IT was almost like music changed overnight when Grant Macabre was watching Top of the Pops in the 70s.

One minute it was glam rockers on the screen but the next it was the Sex Pistols bringing anarchy to the UK.

Suddenly – by picking up a guitar and breaking all the rules – music seemed accessible to the then Orford resident.

Grant said: “I was in early teens when punk was happening and I remember watching the Sex Pistols doing Pretty Vacant on Top of the Pops. It was just one of those moments that changed everything for me. It was so exciting and different and I think that spirit has remained.”

It certainly has for The Graves who reformed earlier this year when guitarist Bellington St John-Smythe wanted to get the band back together for his 50th birthday. Grant, who now lives in Southampton, travelled to the Saracen’s Head for the show in May.

The former Priestley College student added: “We really loved it and realised how much we missed it so the plan is now to do three or four gigs a year.

“It was absolutely fantastic because there were loads of people there that used to see us who I’d not seen for more than 10 years. It’s amazing how quick you can reconnect with people you’ve not seen in so long. You get talking and it’s as if you were talking to them yesterday.”

The Warrington group originally formed in 1983 and had their first gig at the YMCA in 1985.

Grant said: “That gig ended in chaos because I was doing a kind of thing like Roger Daltrey where I was swirling my microphone around and it went flying off the lead right to the back of the hall.

“There wasn’t a replacement mic so I had to go: ‘That’s it!’”

So how did The Graves come to be?

Grant, 53, added: “When I first started watching Top of the Pops it was glam rock in the early 70s and it all just seemed very ‘us and them’.

“But when punk came along you feel like you’re all part of the same thing.

“You go to punk gigs and the band are stood at the bar with the fans and I love that up close involvement side of it.”
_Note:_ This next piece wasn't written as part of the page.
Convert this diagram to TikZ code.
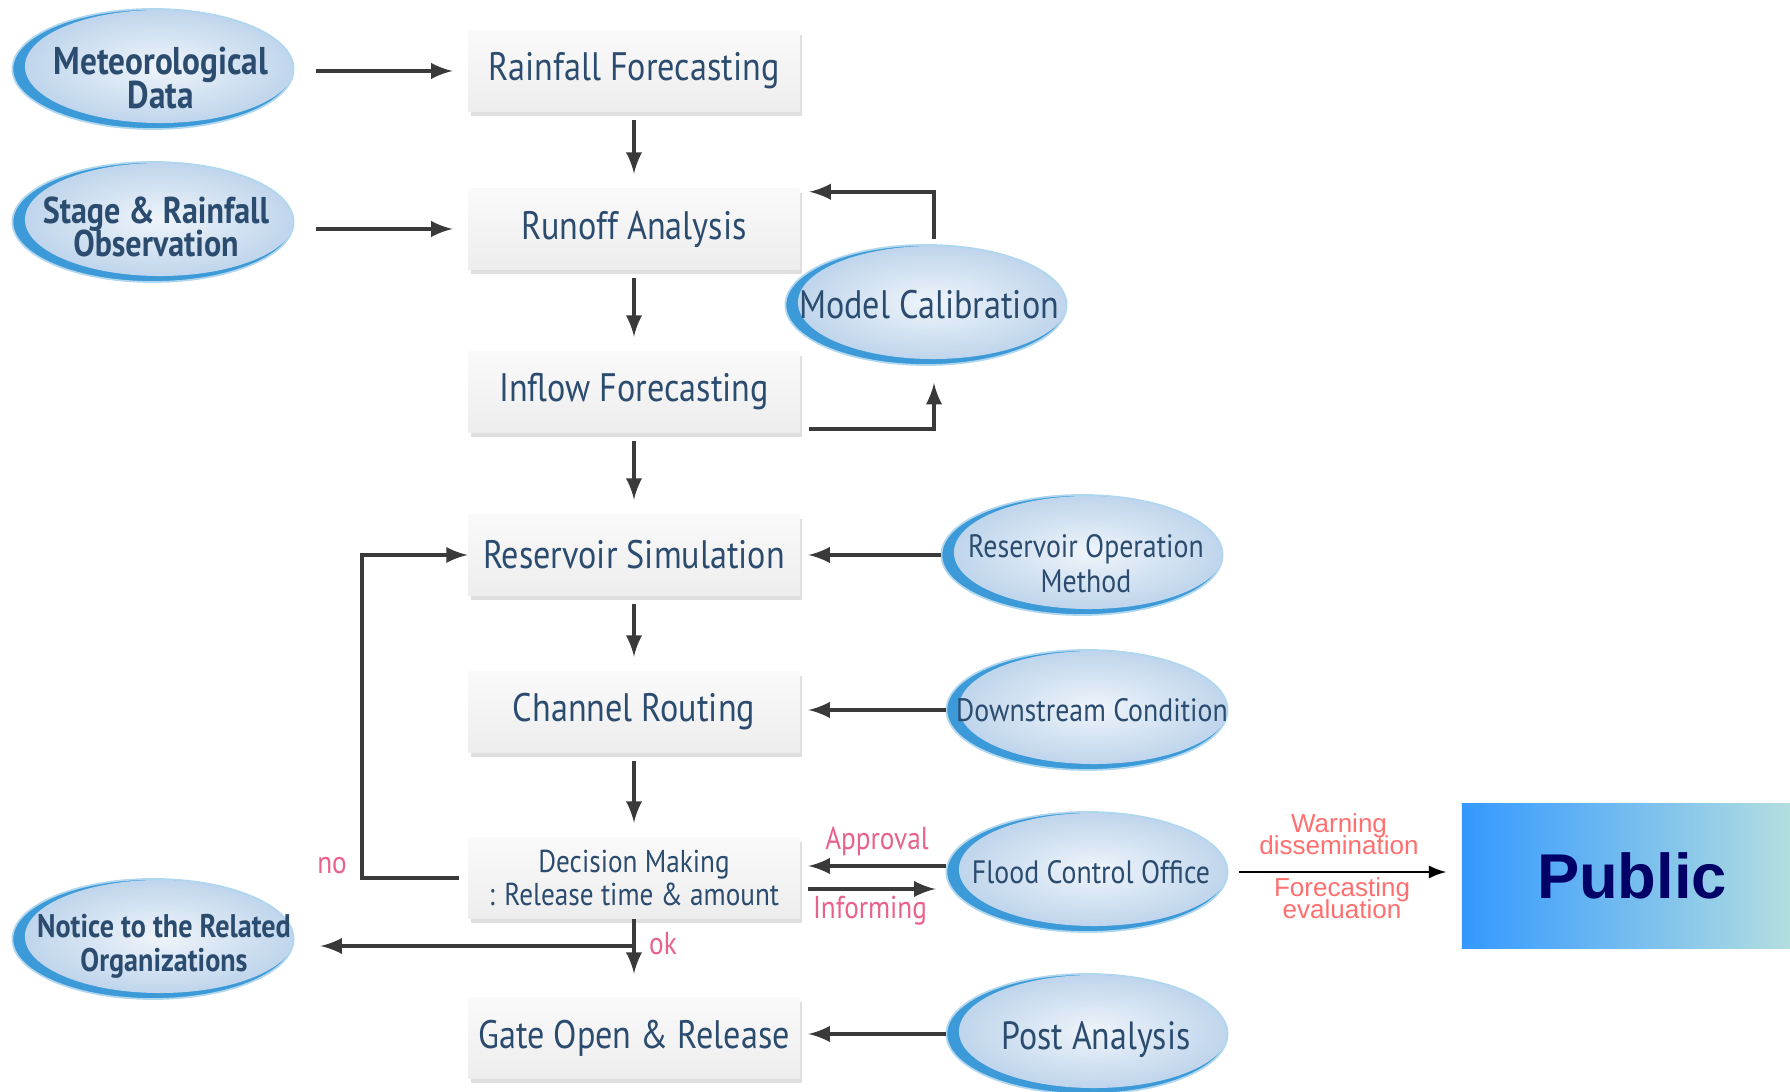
\documentclass[tikz,border=0pt]{standalone}
\usepackage{fontspec}
\usepackage{tikz}
\usetikzlibrary{shapes.geometric,shadows}
\setmainfont{Liberation Sans}
\newfontfamily\dgfont[FakeStretch=0.86]{PT Sans}
\newcommand\tightlines{\lineskiplimit=-5pt\relax}
\definecolor{txtblue}{HTML}{2B4C6F}
\definecolor{ellblue}{HTML}{3C9AD8}
\definecolor{ellfill}{HTML}{BFD5EC}
\definecolor{linkgray}{HTML}{3A3A3A}
\definecolor{pinklbl}{HTML}{E8628C}
\definecolor{redlbl}{HTML}{FF6F6F}
\definecolor{publeft}{HTML}{3399FF}
\definecolor{pubright}{HTML}{B3DEE0}
\definecolor{pubtxt}{HTML}{000066}

\begin{document}
\begin{tikzpicture}[x=0.01cm, y=-0.01cm,
    proc/.style={rectangle, minimum width=3.31cm, minimum height=0.81cm, inner sep=2pt,
        top color=gray!4, bottom color=gray!14, align=center, text=txtblue,
        font=\dgfont\fontsize{11.3}{12}\selectfont,
        drop shadow={shadow xshift=0.8pt, shadow yshift=-1.2pt, opacity=0.25}},
    src/.style={ellipse, minimum width=2.81cm, minimum height=1.2cm, inner sep=0pt,
        draw=ellblue!40, line width=0.5pt,
        path picture={
            \fill[ellblue] (path picture bounding box.south west) rectangle (path picture bounding box.north east);
            \shade[inner color=ellfill!25!white, outer color=ellfill]
                ([xshift=0.07cm, yshift=0.025cm]path picture bounding box.center) ellipse (1.35cm and 0.565cm);
        }},
    srctxt/.style={text=txtblue, align=center, inner sep=0pt,
        font=\dgfont\fontsize{9.2}{10}\selectfont\tightlines},
    boldtxt/.style={srctxt, font=\dgfont\bfseries\fontsize{#1}{9.6}\selectfont\tightlines},
    link/.style={draw=linkgray, line width=1.1pt, -latex},
    lbl/.style={text=pinklbl, font=\dgfont\fontsize{9}{10}\selectfont},
    note/.style={text=redlbl, align=center, font=\fontsize{7.4}{6.2}\selectfont\tightlines}]
    \useasboundingbox (0,0) rectangle (1790,1092);

    % main chain
    \node[proc] (rain)    at (634,71)   {Rainfall Forecasting};
    \node[proc] (runoff)  at (634,229)  {Runoff Analysis};
    \node[proc] (inflow)  at (634,392)  {Inflow Forecasting};
    \node[proc] (ressim)  at (634,555)  {Reservoir Simulation};
    \node[proc] (channel) at (634,712)  {Channel Routing};
    \node[proc, font=\dgfont\fontsize{9}{9.5}\selectfont] (decide) at (634,878)
        {Decision Making\\: Release time \& amount};
    \node[proc] (gate)    at (634,1038) {Gate Open \& Release};

    % inputs
    \node[src, label={[boldtxt=11, xshift=0.08cm, yshift=-0.09cm]center:Meteorological\\Data}] (met) at (153,69) {};
    \node[src, label={[boldtxt=10.6, xshift=0.03cm, yshift=-0.05cm]center:Stage \& Rainfall\\Observation}] (stage) at (153,222) {};
    \node[src, label={[boldtxt=9.3, xshift=0.11cm, yshift=-0.07cm]center:Notice to the Related\\Organizations}] (notice) at (153,939) {};
    \node[src, label={[srctxt, xshift=0.03cm, font=\dgfont\fontsize{11.3}{12}\selectfont]center:Model Calibration}] (model) at (926,305) {};
    \node[src, label={[srctxt, xshift=0.04cm, yshift=-0.085cm]center:Reservoir Operation\\Method}] (resop) at (1082,555) {};
    \node[src, label={[srctxt, xshift=0.05cm]center:Downstream Condition}] (down) at (1087,710) {};
    \node[src, label={[srctxt, xshift=0.04cm]center:Flood Control Office}] (fco) at (1087,872) {};
    \node[src, label={[srctxt, xshift=0.09cm, yshift=-0.06cm, font=\dgfont\fontsize{11.2}{12}\selectfont]center:Post Analysis}] (post) at (1087,1034) {};

    \node[rectangle, minimum width=3.28cm, minimum height=1.45cm, left color=publeft, right color=pubright,
        text=pubtxt, font=\bfseries\fontsize{18}{20}\selectfont] (public) at (1626,876) {\hspace*{0.12cm}Public};

    % connectors
    \draw[link, shorten <=0.22cm, shorten >=0.15cm] (met.east |- rain.west) -- (rain.west);
    \draw[link, shorten <=0.22cm, shorten >=0.15cm] (stage.east |- runoff.west) -- (runoff.west);
    \foreach \a/\b in {rain/runoff, runoff/inflow, inflow/ressim, ressim/channel, channel/decide}
        \draw[link, shorten <=0.08cm, shorten >=0.14cm] (\a.south) -- (\b.north);
    \draw[link, shorten <=0.09cm, shorten >=0.17cm] ([yshift=0.04cm]inflow.south east) -| ([xshift=0.08cm]model.south);
    \draw[link, shorten <=0.05cm, shorten >=0.09cm] ([xshift=0.08cm]model.north) |- ([yshift=-0.04cm]runoff.north east);
    \draw[link, shorten >=0.08cm] (resop.west) -- (resop.west -| ressim.east);
    \draw[link, shorten >=0.08cm] (down.west) -- (down.west -| channel.east);
    \draw[link, shorten >=0.08cm] (post.west) -- (post.west -| gate.east);
    \draw[link, shorten >=0.08cm] ([yshift=0.06cm]fco.west) -- ([yshift=0.06cm]fco.west -| decide.east);
    \draw[link, shorten <=0.08cm, shorten >=0.1cm] ([yshift=-0.17cm]fco.west -| decide.east) -- ([yshift=-0.17cm]fco.west);
    \draw[link, shorten <=0.09cm] (decide.west) -- ++(-106,0) |- (ressim.west);
    \draw[link, shorten >=0.23cm] (decide.south) -- (gate.north);
    \coordinate (okpt) at (634,946);
    \draw[link, shorten >=0.26cm] (okpt) -- (okpt -| notice.east);
    \draw[black, line width=0.7pt, -latex, shorten <=0.11cm, shorten >=0.15cm] (fco.east) -- (fco.east -| public.west);

    % labels
    \node[lbl] (approval)  at (877,841) {Approval};
    \node[lbl] (informing) at (870,911) {Informing};
    \node[lbl] (nolbl) at (332,866) {no};
    \node[lbl] (oklbl) at (663,944) {ok};
    \node[note] (warn) at (1339,834) {Warning\\dissemination};
    \node[note] (fceval) at (1342,898) {Forecasting\\evaluation};
\end{tikzpicture}
\end{document}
So Grant picked up a guitar, his mate from Sir Thomas Boteler CE High School picked up a bass and started to put together three-chord songs.

The 53-year-old said: “We had the typical punk ethos of buying instruments that we couldn’t play and learning to play them in the bedroom.

“We’d wrote a few songs and it kind of came together over a year or two and when we finally had a better idea of what we were doing we started to write some decent songs.”

Back then Grant was inspired by The Damned – and he still is. He has seen the band 50 times.

He added: “I think everyone has one band they really connect with when they’re growing up. The first time I saw the Damned was in 1982 at Manchester Apollo. It just blew me away. It was such a great gig and Captain Sensible had been number one in the charts solo that year with his cover version of Happy Talk.

“I remember at the gig there were several families who had taken kids along because they were expecting to see Captain Sensible the family entertainer doing these cheesy cover songs.

“When they heard the Damned there were a few walking out.

“The special chemistry between Captain Sensible and Dave Vanian is what I love in the band and I love the fact their style has changed so much over the years. It’s good to see a lot of those bands still going now.

“I still go to the gigs by those sorts of bands and there’s still a good following for it.”

The Graves play in the upstairs room of The Causeway in Wilderspool Causeway on Saturday at 9pm. Entry is free.